Creative Commons License

Ozdemir B., GELBAL S.

EDUCATION AND INFORMATION TECHNOLOGIES, cilt.27, sa.5, ss.6273-6294, 2022 (SSCI) identifier identifier

  • Yayın Türü: Makale / Tam Makale
  • Cilt numarası: 27 Sayı: 5
  • Basım Tarihi: 2022
  • Doi Numarası: 10.1007/s10639-021-10853-0
  • Dergi Adı: EDUCATION AND INFORMATION TECHNOLOGIES
  • Derginin Tarandığı İndeksler: Social Sciences Citation Index (SSCI), Emerging Sources Citation Index (ESCI), Scopus, EBSCO Education Source, Educational research abstracts (ERA), ERIC (Education Resources Information Center), INSPEC
  • Sayfa Sayıları: ss.6273-6294
  • Anahtar Kelimeler: Computerized adaptive testing, Language testing, Post-hoc simulation, Multidimensional IRT, ITEM SELECTION, ADAPTIVE TEST, CONSTRAINTS, INFORMATION
  • Hacettepe Üniversitesi Adresli: Evet

Özet

The computerized adaptive tests (CAT) apply an adaptive process in which the items are tailored to individuals' ability scores. The multidimensional CAT (MCAT) designs differ in terms of different item selection, ability estimation, and termination methods being used. This study aims at investigating the performance of the MCAT designs used to measure the language ability of students and to compare the results of MCAT designs with the outcomes of corresponding paper-pencil tests. For this purpose, items in the English Proficiency Tests (EPT) were used to create a multi-dimensional item pool that consists of 599 items.
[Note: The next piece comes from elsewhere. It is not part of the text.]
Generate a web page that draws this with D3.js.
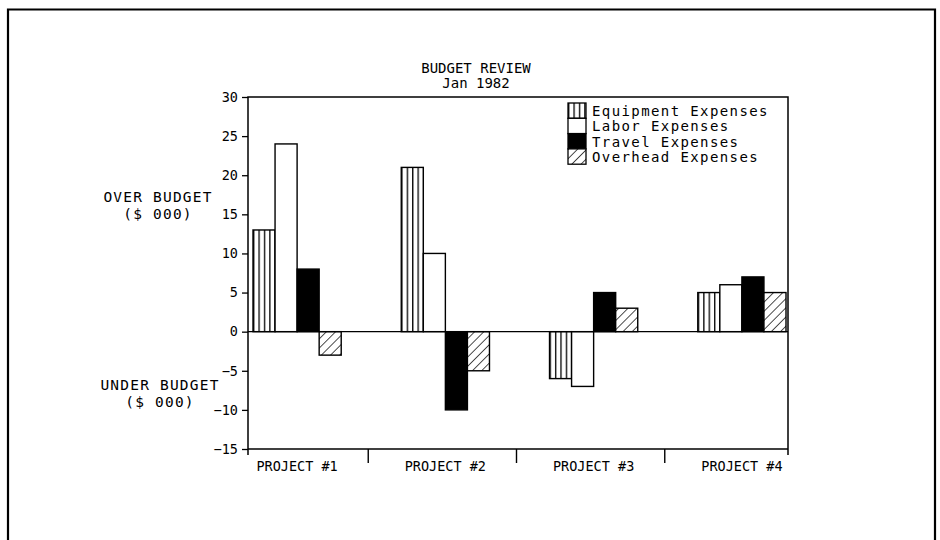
<!DOCTYPE html>
<html>
<head>
<meta charset="utf-8">
<script src="https://cdnjs.cloudflare.com/ajax/libs/d3/7.8.5/d3.min.js"></script>
<style>
  html, body { margin: 0; padding: 0; background: #fff; }
  svg { display: block; }
  text { font-family: "DejaVu Sans Mono", "Liberation Mono", monospace; fill: #000; }
</style>
</head>
<body>
<svg id="chart" width="940" height="540"></svg>
<script>
// ---- data ----
const categories = ["PROJECT #1", "PROJECT #2", "PROJECT #3", "PROJECT #4"];
const seriesNames = ["Equipment Expenses", "Labor Expenses", "Travel Expenses", "Overhead Expenses"];
const equipment = [13, 21, -6, 5];
const labor = [24, 10, -7, 6];
const travel = [8, -10, 5, 7];
const overhead = [-3, -5, 3, 5];
const yTicks = [-15, -10, -5, 0, 5, 10, 15, 20, 25, 30];
const titleLines = ["BUDGET REVIEW", "Jan 1982"];
const overLabel = ["OVER BUDGET", "($ 000)"];
const underLabel = ["UNDER BUDGET", "($ 000)"];

const seriesValues = [equipment, labor, travel, overhead];
const fills = ["url(#vlines)", "#fff", "#000", "url(#diag)"];

// ---- layout ----
const svg = d3.select("#chart");
const plot = { left: 248, right: 788, top: 97, bottom: 449 };

svg.append("rect").attr("width", 940).attr("height", 540).attr("fill", "#fff");

// outer frame (open at bottom)
svg.append("path")
  .attr("d", "M8,545 L8,9.5 L935,9.5 L935,545")
  .attr("fill", "none").attr("stroke", "#000").attr("stroke-width", 2.2);

// patterns
const defs = svg.append("defs");
const pv = defs.append("pattern").attr("id", "vlines")
  .attr("patternUnits", "userSpaceOnUse").attr("width", 5.4).attr("height", 10);
pv.append("rect").attr("width", 5.4).attr("height", 10).attr("fill", "#fff");
pv.append("line").attr("x1", 0.7).attr("x2", 0.7).attr("y1", 0).attr("y2", 10)
  .attr("stroke", "#000").attr("stroke-width", 1.3);

const pd = defs.append("pattern").attr("id", "diag")
  .attr("patternUnits", "userSpaceOnUse").attr("width", 6.5).attr("height", 6.5)
  .attr("patternTransform", "rotate(45)");
pd.append("rect").attr("width", 6.5).attr("height", 6.5).attr("fill", "#fff");
pd.append("line").attr("x1", 0).attr("x2", 0).attr("y1", 0).attr("y2", 6.5)
  .attr("stroke", "#000").attr("stroke-width", 1.4);

// scales
const y = d3.scaleLinear().domain([-15, 30]).range([plot.bottom, plot.top]);
const x0 = d3.scaleBand().domain(categories).range([plot.left + 5, plot.right - 2])
  .paddingInner(0.405).paddingOuter(0);
const x1 = d3.scaleBand().domain(seriesNames).range([0, x0.bandwidth()]).padding(0);

// bars
const groups = svg.append("g").selectAll("g")
  .data(categories).join("g")
  .attr("transform", d => `translate(${x0(d)},0)`);

groups.selectAll("rect")
  .data((c, ci) => seriesNames.map((s, si) => ({ s, si, v: seriesValues[si][ci] })))
  .join("rect")
  .attr("x", d => x1(d.s))
  .attr("width", x1.bandwidth())
  .attr("y", d => y(Math.max(0, d.v)))
  .attr("height", d => Math.abs(y(d.v) - y(0)))
  .attr("fill", d => fills[d.si])
  .attr("stroke", "#000").attr("stroke-width", 1.4);

// zero line
svg.append("line")
  .attr("x1", plot.left).attr("x2", plot.right)
  .attr("y1", y(0)).attr("y2", y(0))
  .attr("stroke", "#000").attr("stroke-width", 1.2);

// plot box
svg.append("path")
  .attr("d", `M${plot.left},${plot.bottom + 6} L${plot.left},${plot.top} L${plot.right},${plot.top} L${plot.right},${plot.bottom + 6}`)
  .attr("fill", "none").attr("stroke", "#000").attr("stroke-width", 1.5);
svg.append("line")
  .attr("x1", plot.left).attr("x2", plot.right)
  .attr("y1", plot.bottom).attr("y2", plot.bottom)
  .attr("stroke", "#000").attr("stroke-width", 1.5);

// y axis
const yAxis = d3.axisLeft(y).tickValues(yTicks).tickSize(6).tickPadding(4)
  .tickFormat(d3.format("d"));
const yg = svg.append("g").attr("transform", `translate(${plot.left},0)`).call(yAxis);
yg.select(".domain").remove();
yg.selectAll(".tick line").attr("stroke", "#000").attr("stroke-width", 1.3);
yg.selectAll(".tick text").attr("font-size", 13.5)
  .attr("font-family", "DejaVu Sans Mono").attr("fill", "#000");

// x axis: separators and labels
const step = x0.step(), bw = x0.bandwidth();
svg.append("g").selectAll("line")
  .data(categories.slice(1))
  .join("line")
  .attr("x1", d => x0(d) - (step - bw) / 2 - 3)
  .attr("x2", d => x0(d) - (step - bw) / 2 - 3)
  .attr("y1", plot.bottom).attr("y2", plot.bottom + 14)
  .attr("stroke", "#000").attr("stroke-width", 1.4);

svg.append("g").selectAll("text")
  .data(categories).join("text")
  .attr("x", d => x0(d) + bw / 2)
  .attr("y", 471)
  .attr("text-anchor", "middle")
  .attr("font-size", 13.5)
  .text(d => d);

// title
svg.append("g").selectAll("text")
  .data(titleLines).join("text")
  .attr("x", 476)
  .attr("y", (d, i) => 73 + i * 14.5)
  .attr("text-anchor", "middle")
  .attr("font-size", 14)
  .text(d => d);

// side labels
svg.append("g").selectAll("text")
  .data(overLabel).join("text")
  .attr("x", 158).attr("y", (d, i) => 202 + i * 16.5)
  .attr("text-anchor", "middle").attr("font-size", 14.5)
  .attr("letter-spacing", 1.2)
  .text(d => d);
svg.append("g").selectAll("text")
  .data(underLabel).join("text")
  .attr("x", 160).attr("y", (d, i) => 390 + i * 17)
  .attr("text-anchor", "middle").attr("font-size", 14.5)
  .attr("letter-spacing", 1.2)
  .text(d => d);

// legend
const legend = svg.append("g").attr("transform", "translate(568,103)");
const rowH = 15.3;
legend.selectAll("rect")
  .data(seriesNames).join("rect")
  .attr("x", 0).attr("y", (d, i) => i * rowH)
  .attr("width", 18).attr("height", rowH)
  .attr("fill", (d, i) => fills[i])
  .attr("stroke", "#000").attr("stroke-width", 1.3);
legend.selectAll("text")
  .data(seriesNames).join("text")
  .attr("x", 24).attr("y", (d, i) => i * rowH + 13)
  .attr("font-size", 14)
  .attr("letter-spacing", 1.4)
  .text(d => d);
</script>
</body>
</html>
The performance of the MCAT designs was evaluated and compared based on the reliability coefficients, root means square error (RMSE), test-length, and root means squared difference (RMSD) statistics, respectively. Therefore, 36 different conditions were investigated in total. The results of the post-hoc simulation designs indicate that the MCAT designs with the A-optimality item selection method outperformed MCAT designs with other item selection methods by decreasing the test length and RMSD values without any sacrifice in test reliability. Additionally, the best error variance stopping rule for each MCAT algorithm with A-optimality item selection could be considered as 0.25 with 27.9 average test length and 30 items for the fixed test-length stopping rule for the Bayesian MAP method. Overall, MCAT designs tend to decrease the test length by 60 to 65 percent and provide ability estimations with higher precision compared to the traditional paper-pencil tests with 65 to 75 items. Therefore, it is suggested to use the A-optimality method for item selection and the Bayesian MAP method for ability estimation for the MCAT designs since the MCAT algorithm with these specifications shows better performance than others.